Broadcasting Authority throws out PN complaint on Bernard Grech Insights interview on TVM

A Nationalist Party complaint over unfair treatment by PBS journalist during current affairs programme Insights was rejected by Broadcasting Authority 

Opposition leader Bernard Grech being interviewed by TVM journalist Glen Falzon on Insights
Opposition leader Bernard Grech being interviewed by TVM journalist Glen Falzon on Insights

The Broadcasting Authority has rejected the Nationalist Party’s complaint over unfair treatment towards Bernard Grech during an interview on the national broadcaster.  

In January, the PN had filed a complaint against TVM with the Broadcasting Authority (BA), claiming that journalist Glen Falzon’s questions and “behaviour” were inspired by the Labour Party’s “partisan narrative”. 

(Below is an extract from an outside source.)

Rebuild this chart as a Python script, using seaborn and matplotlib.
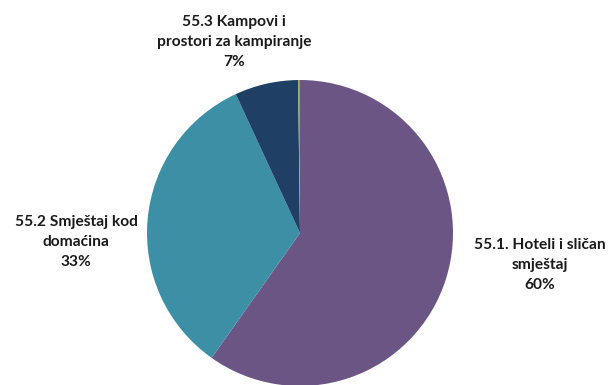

“His treatment of the Opposition leader was clear from the start, repeatedly asking him the same questions, even after they were answered clearly,” PN secretary general Francis Zammit Dimech said in the complaint. “He didn’t act the same when he interviewed the Prime Minister a week earlier.” 

In a decision published on Friday, the BA said that  Zammit Dimech and MP Karol Aquilina were called to testify in front of the board after the complaint was filed.  

Aquilina said that, as a journalist forming part of the national broadcaster’s newsroom, Falzon had the obligation to act impartially when interviewing politicians. 

In an interview with the Prime Minister a week earlier, the journalist gave him a “free hand” at talking about anything he wished, Aquilina claimed. The opposition leader on the other hand, was asked more loaded questions.  

“Even the tone and attitude of the journalist were different when questioning the two leaders,” he said.  

The Nationalist MP also said the journalist had been paid to present a government event just days after the incident. “The journalist might have already been prejudiced against the PN.” 

The PBS did not answer to the concern raised, insisting it was irrelevant to the complaint filed.  

In its decision, the BA said every journalist has a right to ask questions, even if the person being interviewed may feel uncomfortable. “In a journalistic programme like Insights, which deals with current affairs, it is difficult to have equal treatment, as ongoing developments may influence the debate.”